__What you are asked to do__.
Every line below should be copied exactly; drop the pictures.
# START OF Supplied data
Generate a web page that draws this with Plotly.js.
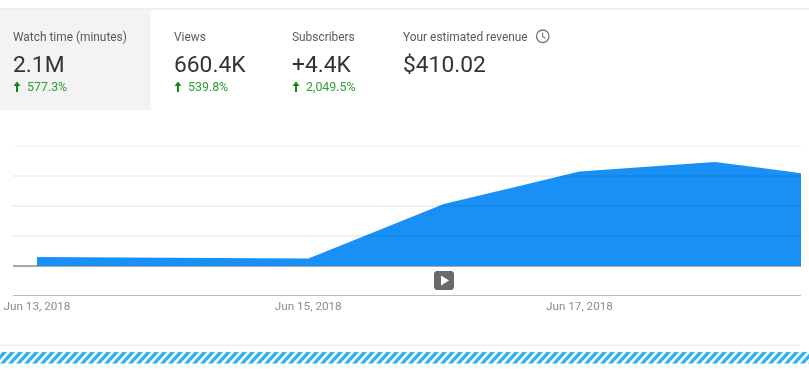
<!DOCTYPE html>
<html>
<head>
<meta charset="utf-8">
<script src="https://cdn.plot.ly/plotly-3.0.1.min.js"></script>
<style>html,body{margin:0;padding:0;background:#fff;overflow:hidden}#chart{width:809px;height:376px;filter:blur(0.35px)}</style>
</head>
<body>
<div id="chart"></div>
<script>
const dates = ["2018-06-13","2018-06-14","2018-06-15","2018-06-16","2018-06-17","2018-06-18","2018-06-19"];
const watchMinutesK = [45, 42, 37, 310, 472, 520, 432];
const gridValues = [150,300,450,600];
const tickDates = ["2018-06-13","2018-06-15","2018-06-17"];
const tickLabels = ["Jun 13, 2018","Jun 15, 2018","Jun 17, 2018"];
const metricNames = ["Watch time (minutes)","Views","Subscribers","Your estimated revenue"];
const metricValues = ["2.1M","660.4K","+4.4K","$410.02"];
const metricChanges = ["577.3%","539.8%","2,049.5%",""];
const metricX = [13,174,292,403];

const W = 809, H = 376;
const M = {l:13, r:8, t:146, b:81};
const px = x => (x - M.l) / (W - M.l - M.r);
const py = y => 1 - (y - M.t) / (H - M.t - M.b);

const shapes = [];
function rect(x0,y0,x1,y1,color){
  shapes.push({type:'rect',xref:'paper',yref:'paper',x0:px(x0),x1:px(x1),y0:py(y0),y1:py(y1),
    fillcolor:color,line:{width:0},layer:'above'});
}
function poly(pts,color){
  const path = pts.map((p,i)=>(i?'L':'M')+px(p[0])+','+py(p[1])).join(' ')+' Z';
  shapes.push({type:'path',xref:'paper',yref:'paper',path,fillcolor:color,line:{width:0},layer:'above'});
}
rect(0,8,809,10,'#eeeeee');
rect(0,10,150.5,110,'#f3f3f3');
rect(0,344.5,801,346,'#eeeeee');

// gridlines drawn over the area, as in the reference
gridValues.forEach(v=>{
  shapes.push({type:'line',xref:'paper',yref:'y',x0:0,x1:1,y0:v,y1:v,
    line:{color:'rgba(0,0,0,0.12)',width:1.2},layer:'above'});
});

// up arrows
metricChanges.forEach((c,i)=>{
  if(!c) return;
  const a = metricX[i] + 4;
  poly([[a-3.5,86],[a,81.5],[a+3.5,86],[a+1,86],[a+1,92],[a-1,92],[a-1,86]],'#108a10');
});

// clock icon
shapes.push({type:'circle',xref:'paper',yref:'paper',x0:px(536.5),x1:px(549),y0:py(42.5),y1:py(30),
  line:{color:'#777777',width:1.3},fillcolor:'rgba(0,0,0,0)',layer:'above'});
shapes.push({type:'path',xref:'paper',yref:'paper',
  path:'M'+px(542.7)+','+py(32.5)+' L'+px(542.7)+','+py(36.6)+' L'+px(545.6)+','+py(38.3),
  line:{color:'#777777',width:1.1},layer:'above'});

// play button
shapes.push({type:'path',xref:'paper',yref:'paper',layer:'above',fillcolor:'#6a6a6a',line:{width:0},
  path:[[436,271],[452,271],[454,273],[454,288],[452,290],[436,290],[434,288],[434,273]]
    .map((p,i)=>(i?'L':'M')+px(p[0])+','+py(p[1])).join(' ')+' Z'});
poly([[441,275.5],[449,280.5],[441,285.5]],'#ffffff');

// hatched strip
for(let x=-8;x<815;x+=8){
  poly([[x,363.5],[x+4.5,363.5],[x+15,352],[x+10.5,352]],'#2cb0f8');
}

const ann = [];
function label(x,y,text,size,color){
  ann.push({xref:'paper',yref:'paper',x:px(x),y:py(y),xanchor:'left',yanchor:'middle',showarrow:false,
    text,font:{family:'Roboto, sans-serif',size,color},borderpad:0,borderwidth:0});
}
metricNames.forEach((n,i)=>{
  label(metricX[i]-0.5,36.6,n,11.9,'#5a5a5a');
  label(metricX[i]-0.5,64,metricValues[i],22.8,'#333333');
  if(metricChanges[i]) label(metricX[i]+14,86.6,metricChanges[i],12.4,'#2f9e33');
});

Plotly.newPlot('chart',[{
  x:dates,y:watchMinutesK,type:'scatter',mode:'lines',fill:'tozeroy',
  fillcolor:'#1890f5',line:{width:0,color:'#1890f5'},hoverinfo:'skip'
}],{
  width:W,height:H,margin:M,paper_bgcolor:'#ffffff',plot_bgcolor:'#ffffff',showlegend:false,
  font:{family:'Roboto, sans-serif'},
  xaxis:{
    type:'date',
    range:['2018-06-12 19:45','2018-06-18 15:13'],
    tickmode:'array',tickvals:tickDates,ticktext:tickLabels,
    ticks:'',
    tickfont:{size:11.7,color:'#8c8c8c',family:'Roboto, sans-serif'},
    showgrid:false,showline:true,linecolor:'#bdbdbd',linewidth:1.2,zeroline:false,fixedrange:true
  },
  yaxis:{
    range:[-145,600],showticklabels:false,ticks:'',showgrid:false,
    zeroline:true,zerolinecolor:'#a8a8a8',zerolinewidth:1.2,showline:false,fixedrange:true
  },
  shapes,annotations:ann
},{displayModeBar:false,staticPlot:true});
</script>
</body>
</html>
# END OF Supplied data
__Task solution__.
Generate a web page that draws this with Plotly.js.
<!DOCTYPE html>
<html>
<head>
<meta charset="utf-8">
<script src="https://cdn.plot.ly/plotly-3.0.1.min.js"></script>
<style>html,body{margin:0;padding:0;background:#fff;overflow:hidden}#chart{width:809px;height:376px;filter:blur(0.35px)}</style>
</head>
<body>
<div id="chart"></div>
<script>
const dates = ["2018-06-13","2018-06-14","2018-06-15","2018-06-16","2018-06-17","2018-06-18","2018-06-19"];
const watchMinutesK = [45, 42, 37, 310, 472, 520, 432];
const gridValues = [150,300,450,600];
const tickDates = ["2018-06-13","2018-06-15","2018-06-17"];
const tickLabels = ["Jun 13, 2018","Jun 15, 2018","Jun 17, 2018"];
const metricNames = ["Watch time (minutes)","Views","Subscribers","Your estimated revenue"];
const metricValues = ["2.1M","660.4K","+4.4K","$410.02"];
const metricChanges = ["577.3%","539.8%","2,049.5%",""];
const metricX = [13,174,292,403];

const W = 809, H = 376;
const M = {l:13, r:8, t:146, b:81};
const px = x => (x - M.l) / (W - M.l - M.r);
const py = y => 1 - (y - M.t) / (H - M.t - M.b);

const shapes = [];
function rect(x0,y0,x1,y1,color){
  shapes.push({type:'rect',xref:'paper',yref:'paper',x0:px(x0),x1:px(x1),y0:py(y0),y1:py(y1),
    fillcolor:color,line:{width:0},layer:'above'});
}
function poly(pts,color){
  const path = pts.map((p,i)=>(i?'L':'M')+px(p[0])+','+py(p[1])).join(' ')+' Z';
  shapes.push({type:'path',xref:'paper',yref:'paper',path,fillcolor:color,line:{width:0},layer:'above'});
}
rect(0,8,809,10,'#eeeeee');
rect(0,10,150.5,110,'#f3f3f3');
rect(0,344.5,801,346,'#eeeeee');

// gridlines drawn over the area, as in the reference
gridValues.forEach(v=>{
  shapes.push({type:'line',xref:'paper',yref:'y',x0:0,x1:1,y0:v,y1:v,
    line:{color:'rgba(0,0,0,0.12)',width:1.2},layer:'above'});
});

// up arrows
metricChanges.forEach((c,i)=>{
  if(!c) return;
  const a = metricX[i] + 4;
  poly([[a-3.5,86],[a,81.5],[a+3.5,86],[a+1,86],[a+1,92],[a-1,92],[a-1,86]],'#108a10');
});

// clock icon
shapes.push({type:'circle',xref:'paper',yref:'paper',x0:px(536.5),x1:px(549),y0:py(42.5),y1:py(30),
  line:{color:'#777777',width:1.3},fillcolor:'rgba(0,0,0,0)',layer:'above'});
shapes.push({type:'path',xref:'paper',yref:'paper',
  path:'M'+px(542.7)+','+py(32.5)+' L'+px(542.7)+','+py(36.6)+' L'+px(545.6)+','+py(38.3),
  line:{color:'#777777',width:1.1},layer:'above'});

// play button
shapes.push({type:'path',xref:'paper',yref:'paper',layer:'above',fillcolor:'#6a6a6a',line:{width:0},
  path:[[436,271],[452,271],[454,273],[454,288],[452,290],[436,290],[434,288],[434,273]]
    .map((p,i)=>(i?'L':'M')+px(p[0])+','+py(p[1])).join(' ')+' Z'});
poly([[441,275.5],[449,280.5],[441,285.5]],'#ffffff');

// hatched strip
for(let x=-8;x<815;x+=8){
  poly([[x,363.5],[x+4.5,363.5],[x+15,352],[x+10.5,352]],'#2cb0f8');
}

const ann = [];
function label(x,y,text,size,color){
  ann.push({xref:'paper',yref:'paper',x:px(x),y:py(y),xanchor:'left',yanchor:'middle',showarrow:false,
    text,font:{family:'Roboto, sans-serif',size,color},borderpad:0,borderwidth:0});
}
metricNames.forEach((n,i)=>{
  label(metricX[i]-0.5,36.6,n,11.9,'#5a5a5a');
  label(metricX[i]-0.5,64,metricValues[i],22.8,'#333333');
  if(metricChanges[i]) label(metricX[i]+14,86.6,metricChanges[i],12.4,'#2f9e33');
});

Plotly.newPlot('chart',[{
  x:dates,y:watchMinutesK,type:'scatter',mode:'lines',fill:'tozeroy',
  fillcolor:'#1890f5',line:{width:0,color:'#1890f5'},hoverinfo:'skip'
}],{
  width:W,height:H,margin:M,paper_bgcolor:'#ffffff',plot_bgcolor:'#ffffff',showlegend:false,
  font:{family:'Roboto, sans-serif'},
  xaxis:{
    type:'date',
    range:['2018-06-12 19:45','2018-06-18 15:13'],
    tickmode:'array',tickvals:tickDates,ticktext:tickLabels,
    ticks:'',
    tickfont:{size:11.7,color:'#8c8c8c',family:'Roboto, sans-serif'},
    showgrid:false,showline:true,linecolor:'#bdbdbd',linewidth:1.2,zeroline:false,fixedrange:true
  },
  yaxis:{
    range:[-145,600],showticklabels:false,ticks:'',showgrid:false,
    zeroline:true,zerolinecolor:'#a8a8a8',zerolinewidth:1.2,showline:false,fixedrange:true
  },
  shapes,annotations:ann
},{displayModeBar:false,staticPlot:true});
</script>
</body>
</html>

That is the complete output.